- Title: Missionary Priest

Personal life
- Born: Claude Holbein February 4, 1899 Baltimore, Maryland, U.S.
- Died: April 24, 1929 (aged 30) Near Hua Chiao, Hunan Province, China
- Cause of death: Executed by bandits during the Chinese Civil War
- Education: St. Joseph's Monastery School, St. Mary's Preparatory Seminary
- Occupation: Missionary, Priest

Religious life
- Denomination: Roman Catholic
- Institute: St. Paul of the Cross Province

Senior posting
- Based in: Hunan, China
- Other: Priest

= Godfrey Holbein =

Catholic missionary killed in China

Godfrey Holbein, C.P. (born Claude Holbein; February 4, 1899 – April 24, 1929) was an American Passionist priest and missionary who was killed in Hunan Province, China, during the political volatility of the Republican era. Holbein, along with fellow Passionist priests Clement Seybold and Walter Coveyou, were among the first American Catholic missionaries killed on foreign mission soil.

== Early life and education ==
Claude Holbein was born in Baltimore, Maryland, on February 4, 1899, to Frank L. Holbein and Mary E. Kelly. Raised in a Catholic family in the Irvington neighborhood of Baltimore, his early years were marked by the early death of his father. He attended St. Joseph’s Monastery School, graduating in 1911, before entering St. Mary’s Passionist Preparatory Seminary in Dunkirk, New York.

In 1916, he entered the Novitiate of the Congregation of the Passion in Pittsburgh, Pennsylvania, formally professing his vows on May 16, 1917, and taking the religious name Godfrey of Jesus. He completed his philosophical and theological studies across several Passionist monasteries in the American Northeast, including locations in Scranton, Pennsylvania, and West Hoboken, New Jersey. Prior to his overseas assignment, he also received basic medical and dental training to assist in rural mission outreach. He was ordained to the priesthood by Bishop Hugh C. Boyle in Pittsburgh on October 28, 1923.

== Mission to China (1924–1929) ==
On July 22, 1924, Father Holbein departed from San Francisco aboard the President Wilson as part of a group of American Passionist missionaries bound for Western Hunan. Arriving in Shanghai, he traveled up the Yangtze River into the interior to reach the central Passionist mission station at Shenchowfu (modern-day Yuanling).

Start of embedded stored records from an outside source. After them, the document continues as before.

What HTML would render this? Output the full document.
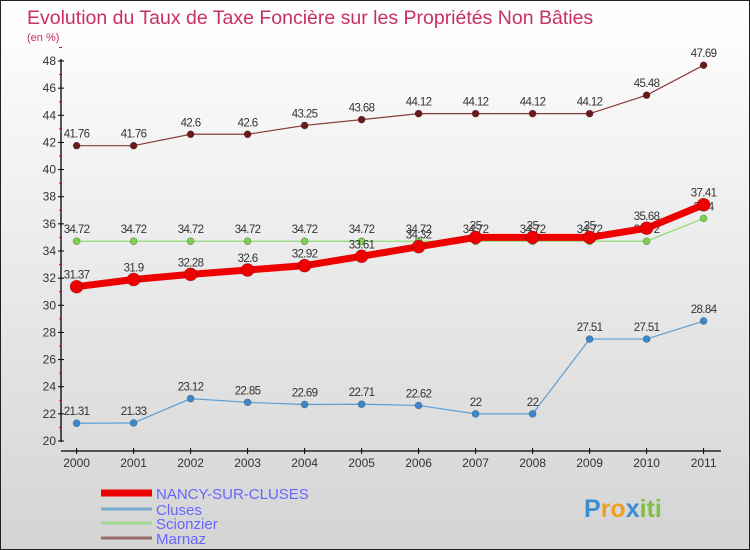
<!DOCTYPE html>
<html><head><meta charset="utf-8"><style>
body{margin:0}
#c{position:relative;width:750px;height:550px;box-sizing:border-box;border:1px solid #222;background:linear-gradient(#ffffff,#d4d4d4);font-family:"Liberation Sans",sans-serif;overflow:hidden}
</style></head><body>
<div id="c">
<svg id="s" width="750" height="550" style="position:absolute;left:0;top:0"></svg>
</div>
<script>
const years=["2000","2001","2002","2003","2004","2005","2006","2007","2008","2009","2010","2011"];
const nancy=[31.37,31.9,32.28,32.6,32.92,33.61,34.32,35,35,35,35.68,37.41];
const cluses=[21.31,21.33,23.12,22.85,22.69,22.71,22.62,22,22,27.51,27.51,28.84];
const scionzier=[34.72,34.72,34.72,34.72,34.72,34.72,34.72,34.72,34.72,34.72,34.72,36.4];
const marnaz=[41.76,41.76,42.6,42.6,43.25,43.68,44.12,44.12,44.12,44.12,45.48,47.69];
const nancyLbl=["31.37","31.9","32.28","32.6","32.92","33.61","34.32","35","35","35","35.68","37.41"];
const clusesLbl=["21.31","21.33","23.12","22.85","22.69","22.71","22.62","22","22","27.51","27.51","28.84"];
const scionLbl=["34.72","34.72","34.72","34.72","34.72","34.72","34.72","34.72","34.72","34.72","34.72","36.4"];
const marnazLbl=["41.76","41.76","42.6","42.6","43.25","43.68","44.12","44.12","44.12","44.12","45.48","47.69"];
const yTicks=[20,22,24,26,28,30,32,34,36,38,40,42,44,46,48];
const NS="http://www.w3.org/2000/svg";
const svg=document.getElementById('s');
const X=i=>75.6+i*57;
const Y=v=>440-(v-20)*380/28;
function el(t,a,p){const e=document.createElementNS(NS,t);for(const k in a)e.setAttribute(k,a[k]);(p||svg).appendChild(e);return e;}
function txt(x,y,s,a){const e=el('text',Object.assign({x:x,y:y},a));e.textContent=s;return e;}
let t=txt(26,23,"Evolution du Taux de Taxe Foncière sur les Propriétés Non Bâties",{fill:"#c8305f","font-size":"19.5"});

t=txt(26,40,"(en %)",{fill:"#c8305f","font-size":"11"});

let a=el('line',{x1:60,y1:58,x2:60,y2:441,stroke:"#000","stroke-width":1.3});

a=el('line',{x1:60,y1:450,x2:720,y2:450,stroke:"#000","stroke-width":1.3});

yTicks.forEach(v=>{
  el('line',{x1:57,y1:Y(v),x2:63,y2:Y(v),stroke:"#000"});
  el('line',{x1:58,y1:Y(v+1),x2:61,y2:Y(v+1),stroke:"#e00"});
  const l=txt(55,Y(v)+4,String(v),{"text-anchor":"end","font-size":"12",fill:"#333"});
  
});
years.forEach((y,i)=>{
  el('line',{x1:X(i),y1:447,x2:X(i),y2:453,stroke:"#000"});
  const l=txt(X(i),466,y,{"text-anchor":"middle","font-size":"12",fill:"#333"});
  
});
function series(d,lbl,col,dot,w,r,name){
  const g=el('g',{});
  
  el('polyline',{points:d.map((v,i)=>X(i)+","+Y(v)).join(" "),fill:"none",stroke:col,"stroke-width":w},g);
  d.forEach((v,i)=>{
    const c=el('circle',{cx:X(i),cy:Y(v),r:r,fill:dot,stroke:"rgba(0,0,0,0.3)","stroke-width":0.7},g);
    
    const l=txt(X(i),Y(v)-8,lbl[i],{"text-anchor":"middle","font-size":"11.5",fill:"#333","letter-spacing":"-0.6"},g);
    
  });
}
series(marnaz,marnazLbl,"#8a3a3a","#6b1a1a",1.2,3.5,"marnaz");
series(scionzier,scionLbl,"#90dd70","#80d050",1.2,3.5,"scionzier");
series(cluses,clusesLbl,"#5b9fd6","#3d88c8",1.2,3.5,"cluses");
series(nancy,nancyLbl,"#ee0000","#ee0000",7,6.5,"nancy-sur-cluses");
const leg=[["NANCY-SUR-CLUSES","#ee0000",7,15],["Cluses","#7aaed0",3,15],["Scionzier","#a0d890",3,15],["Marnaz","#9a6a6a",3,15]];
const ly=[498,514,528,543];
leg.forEach((L,i)=>{
  const g=el('g',{});
  
  el('line',{x1:100,y1:ly[i]-6,x2:151,y2:ly[i]-6,stroke:L[1],"stroke-width":L[2]},g);
  txt(155,ly[i],L[0],{fill:"#6666ff","font-size":L[3]},g);
});
const lg=el('text',{x:583,y:516,"font-size":"25","font-weight":"bold"});

[["P","#3a8fd0"],["ro","#f0a020"],["x","#3a8fd0"],["iti","#80c040"]].forEach(p=>{const s=el('tspan',{fill:p[1]},lg);s.textContent=p[0];});
</script>
</body></html>
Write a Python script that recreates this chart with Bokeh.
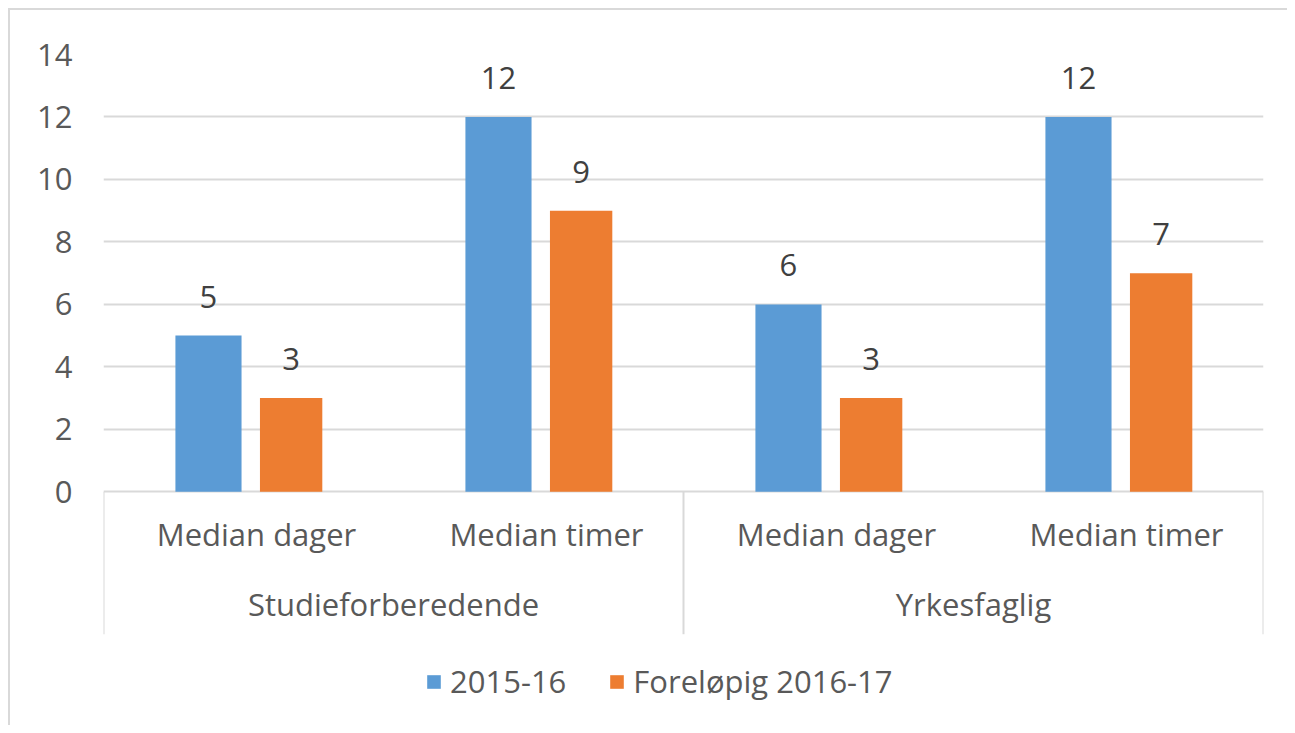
from bokeh.plotting import figure
from bokeh.models import ColumnDataSource, FactorRange, FixedTicker, Range1d, Legend, LegendItem
from bokeh.transform import dodge
from bokeh.core.properties import value
from bokeh.embed import file_html
from bokeh.resources import INLINE

groups = ["Studieforberedende", "Yrkesfaglig"]
measures = ["Median dager", "Median timer"]
series_names = ["2015-16", "Foreløpig 2016-17"]
values_2015 = [5, 12, 6, 12]
values_2016 = [3, 9, 3, 7]
y_ticks = [0, 2, 4, 6, 8, 10, 12, 14]

factors = [(g, m) for g in groups for m in measures]

FONT = "Open Sans"
FS = "31px"
GRID = "#d9d9d9"
TXT = "#595959"
BLUE = "#5B9BD5"
ORANGE = "#ED7D31"

x_range = FactorRange(*factors, group_padding=0, factor_padding=0, range_padding=0)
p = figure(width=1279, height=717, x_range=x_range, y_range=Range1d(-7.546, 14),
           output_backend="svg", toolbar_location=None,
           min_border_left=93, min_border_right=26, min_border_top=44, min_border_bottom=0)
p.outline_line_color = None
p.background_fill_color = "white"
p.border_fill_color = "white"
p.styles = {"border-top": "2px solid #d9d9d9", "border-left": "2px solid #d9d9d9",
            "margin-left": "8px", "margin-top": "8px"}

p.xaxis.visible = False
p.xgrid.visible = False
p.yaxis.ticker = FixedTicker(ticks=y_ticks)
p.ygrid.ticker = FixedTicker(ticks=y_ticks)
p.ygrid.grid_line_color = GRID
p.ygrid.grid_line_width = 2
p.yaxis.axis_line_color = None
p.yaxis.major_tick_line_color = None
p.yaxis.minor_tick_line_color = None
p.yaxis.major_tick_out = 0
p.yaxis.major_tick_in = 0
p.yaxis.major_label_standoff = 31
p.yaxis.major_label_text_font = FONT
p.yaxis.major_label_text_font_size = FS
p.yaxis.major_label_text_color = TXT

src = ColumnDataSource(dict(x=factors, a=values_2015, b=values_2016,
                            a_lbl=[str(v) for v in values_2015],
                            b_lbl=[str(v) for v in values_2016]))

r1 = p.vbar(x=dodge("x", -0.138, range=p.x_range), top="a", bottom=0, width=0.228,
            source=src, fill_color=BLUE, line_color=None)
r2 = p.vbar(x=dodge("x", 0.147, range=p.x_range), top="b", bottom=0, width=0.215,
            source=src, fill_color=ORANGE, line_color=None)

p.text(x=dodge("x", -0.138, range=p.x_range), y="a", text="a_lbl", source=src,
       text_align="center", text_baseline="alphabetic", y_offset=-39,
       text_font=value(FONT), text_font_size=FS, text_color="#404040")
p.text(x=dodge("x", 0.147, range=p.x_range), y="b", text="b_lbl", source=src,
       text_align="center", text_baseline="alphabetic", y_offset=-39,
       text_font=value(FONT), text_font_size=FS, text_color="#404040")

# category labels (two levels)
cat_src = ColumnDataSource(dict(x=factors, y=[0] * len(factors), t=[m for g, m in factors]))
p.text(x="x", y="y", text="t", source=cat_src, text_align="center", text_baseline="alphabetic",
       x_offset=8, y_offset=42, text_font=value(FONT), text_font_size=FS, text_color=TXT)
grp_src = ColumnDataSource(dict(x=groups, y=[0] * len(groups), t=groups))
p.text(x="x", y="y", text="t", source=grp_src, text_align="center", text_baseline="alphabetic",
       y_offset=112, text_font=value(FONT), text_font_size=FS, text_color=TXT)

# group separators
sep_x = [(groups[0], measures[0], -0.5), (groups[1], measures[0], -0.5), (groups[1], measures[1], 0.5)]
sep_src = ColumnDataSource(dict(x=sep_x, y0=[0] * 3, y1=[-4.56] * 3))
p.segment(x0="x", y0="y0", x1="x", y1="y1", source=sep_src, line_color=GRID, line_width=2)

legend = Legend(items=[LegendItem(label=series_names[0], renderers=[r1]),
                       LegendItem(label=series_names[1], renderers=[r2])],
                orientation="horizontal", location=(322, 25),
                label_text_font=FONT, label_text_font_size=FS, label_text_color=TXT,
                glyph_width=17, glyph_height=17, label_standoff=8, spacing=42,
                padding=0, margin=0, border_line_color=None, background_fill_alpha=0)
p.add_layout(legend)

open("out.html", "w").write(file_html(p, INLINE))
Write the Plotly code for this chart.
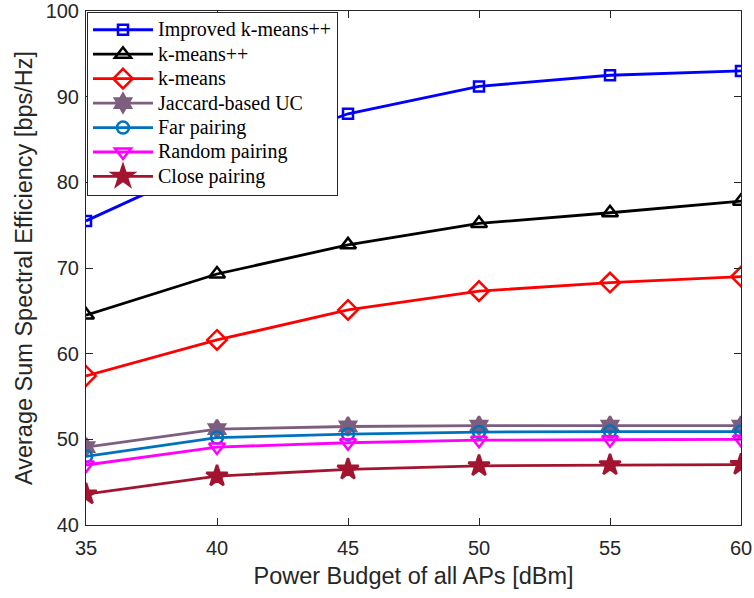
import plotly.graph_objects as go

# Transmit power budget (dBm)
power_dbm = [35, 40, 45, 50, 55, 60]

# Average sum spectral efficiency (bps/Hz) per scheme
improved_kmeanspp = [75.5, 82.5, 88.0, 91.2, 92.5, 93.0]
kmeanspp = [64.5, 69.3, 72.7, 75.2, 76.45, 77.8]
kmeans = [57.4, 61.6, 65.1, 67.3, 68.3, 69.0]
jaccard_uc = [49.1, 51.2, 51.5, 51.6, 51.6, 51.6]
far_pairing = [48.0, 50.2, 50.6, 50.85, 50.9, 50.9]
random_pairing = [47.0, 49.1, 49.6, 49.9, 49.95, 50.0]
close_pairing = [43.6, 45.7, 46.5, 46.9, 47.0, 47.05]

y_ticks = [40, 50, 60, 70, 80, 90, 100]

series = [
    ("Improved k-means++", improved_kmeanspp, "#0000FF", "square-open", 10),
    ("k-means++", kmeanspp, "#000000", "triangle-up-open", 14),
    ("k-means", kmeans, "#FF0000", "diamond-open", 15),
    ("Jaccard-based UC", jaccard_uc, "#7E5E7E", "hexagram", 14),
    ("Far pairing", far_pairing, "#0072BD", "circle-open", 12),
    ("Random pairing", random_pairing, "#FF00FF", "triangle-down-open", 14),
    ("Close pairing", close_pairing, "#A2142F", "star", 16),
]

fig = go.Figure()
for name, vals, color, symbol, size in series:
    fig.add_trace(go.Scatter(
        x=power_dbm, y=vals,
        # larger legend text while keeping compact row spacing
        name=f'<span style="font-size:20px">{name}</span>',
        mode="lines+markers",
        line=dict(color=color, width=2.8),
        marker=dict(symbol=symbol, size=size, color=color,
                    line=dict(color=color, width=2.5)),
    ))

axis_common = dict(
    showgrid=False, zeroline=False, showline=True, mirror="ticks",
    linecolor="#262626", linewidth=1, ticks="inside", ticklen=7,
    tickcolor="#262626", ticklabeloverflow="allow", automargin=False,
    tickfont=dict(family="Liberation Sans, Arial", size=20, color="#262626"),
    title_font=dict(family="Liberation Sans, Arial", size=23.5, color="#262626"),
)

fig.update_layout(
    width=754, height=598,
    margin=dict(l=86, r=13, t=11, b=73),
    paper_bgcolor="white", plot_bgcolor="white",
    xaxis=dict(range=[35, 60], tickvals=power_dbm, title_text="Power Budget of all APs [dBm]",
               title_standoff=9, ticklabelstandoff=5, **axis_common),
    yaxis=dict(range=[40, 100], tickvals=y_ticks,
               title_text="Average Sum Spectral Efficiency [bps/Hz]", title_standoff=6,
               ticklabelstandoff=2, **axis_common),
    legend=dict(
        x=0.0015, y=0.999, xanchor="left", yanchor="top",
        bgcolor="white", bordercolor="#262626", borderwidth=1,
        font=dict(family="Liberation Serif, Times New Roman", size=16.5, color="black"),
        itemwidth=60, tracegroupgap=0,
    ),
)

fig.write_html("out.html")
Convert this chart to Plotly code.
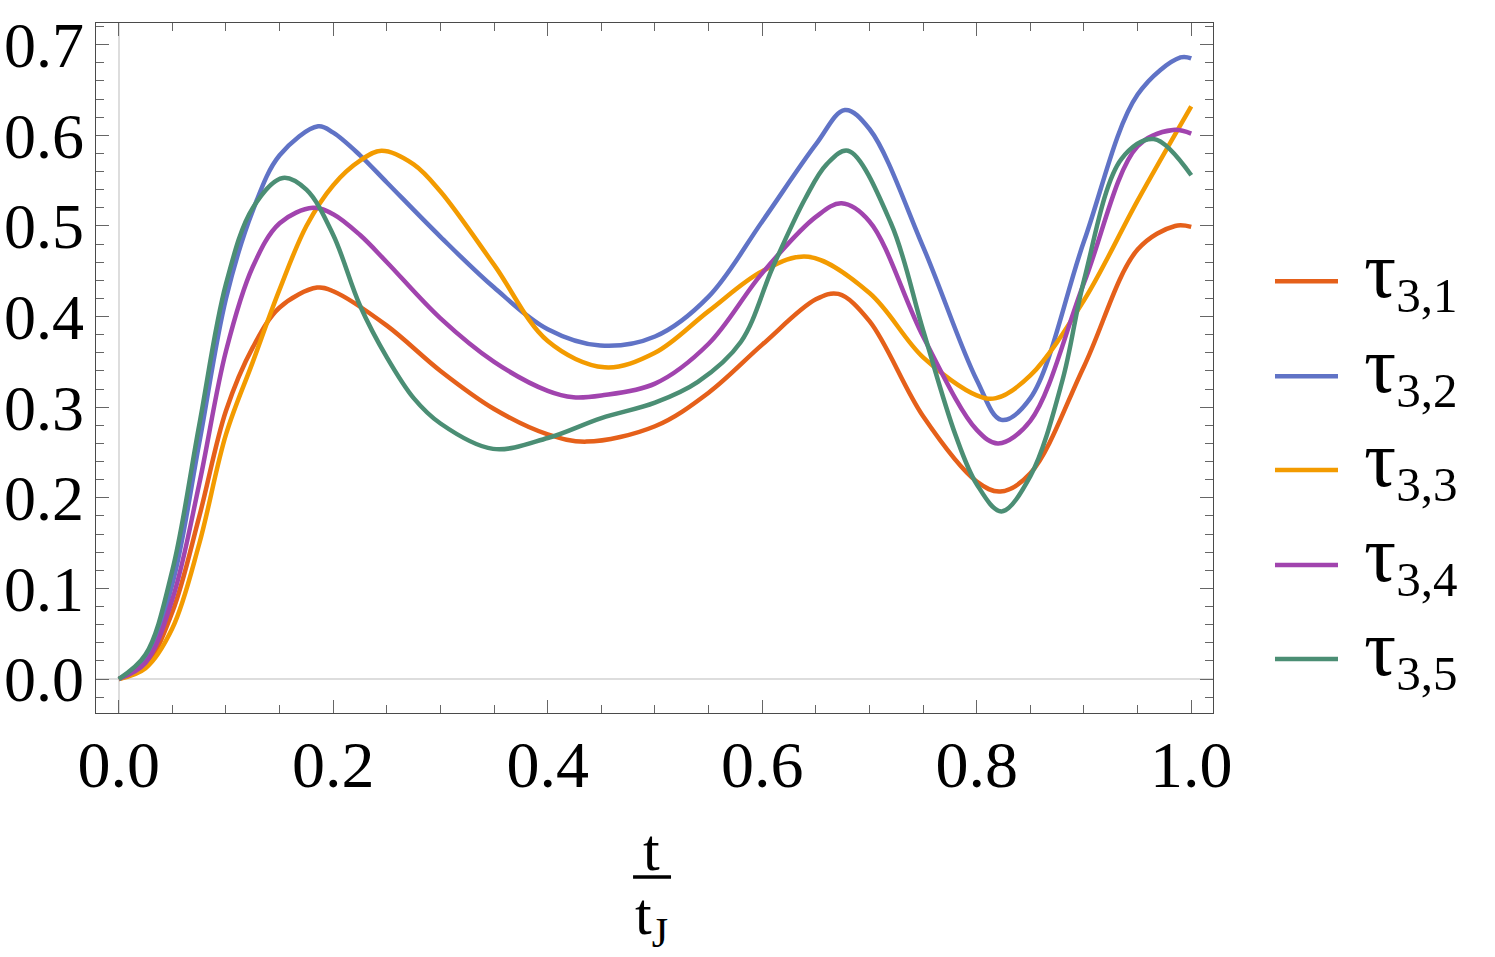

Holbein's years in China coincided with the height of the Warlord Era, the Northern Expedition, and early clashes of the Chinese Civil War. Mission outposts in Western Hunan were frequently isolated; during one incident in 1925, a mission station where Holbein was stationed was besieged by armed regional forces before the missionaries managed an escape.

By 1927, escalating political violence forced many foreign missionaries into temporary exile in China's coastal cities. Upon returning to Hunan in 1928, Holbein assisted in maintaining mission properties in Supu and helping coordinate famine relief and medical care for local communities.

== Passionist companions ==
Father Holbein's mission work and death were shared by two fellow Passionist priests:

- Father Clement Seybold, C.P. (born Lawrence Seybold; April 18, 1896, in Dunkirk, New York), who entered the Passionist order taking the religious name Clement of Saint Michael and was ordained in 1923.
- Father Walter Coveyou, C.P. (born October 17, 1894, in Petoskey, Michigan), who professed vows in 1912 and was ordained for the Holy Cross Province on May 29, 1920.

== Ambush and Death ==
In April 1929, Fathers Holbein, Seybold, and Coveyou completed an annual spiritual retreat in Shenchowfu and set out toward a mission outpost in Chenki, accompanied by a local youth. On April 24, 1929, the party was ambushed on a mountain trail near the village of Hua Chiao by active regional bandits.

The three priests were captured and executed. Eyewitness reports indicated that Holbein offered a final blessing to his companions before his death. On April 27, local Christians and Passionist confreres recovered their bodies from an abandoned copper pit, and the three priests were interred together in Shenchowfu.

== Legacy and funeral ==
News of the executions received widespread reporting across American newspapers and Catholic media, including front-page coverage in The Baltimore Sun. A solemn memorial service was held at Mount St. Joseph in Baltimore, attended by local clergy, family, and civic leaders.

While Holbein has not been formally canonized, he and his companions are commemorated within the Passionist order as martyrs for their missionary service in early 20th-century China. His personal papers and primary correspondence are preserved in the John J. Burns Library at Boston College.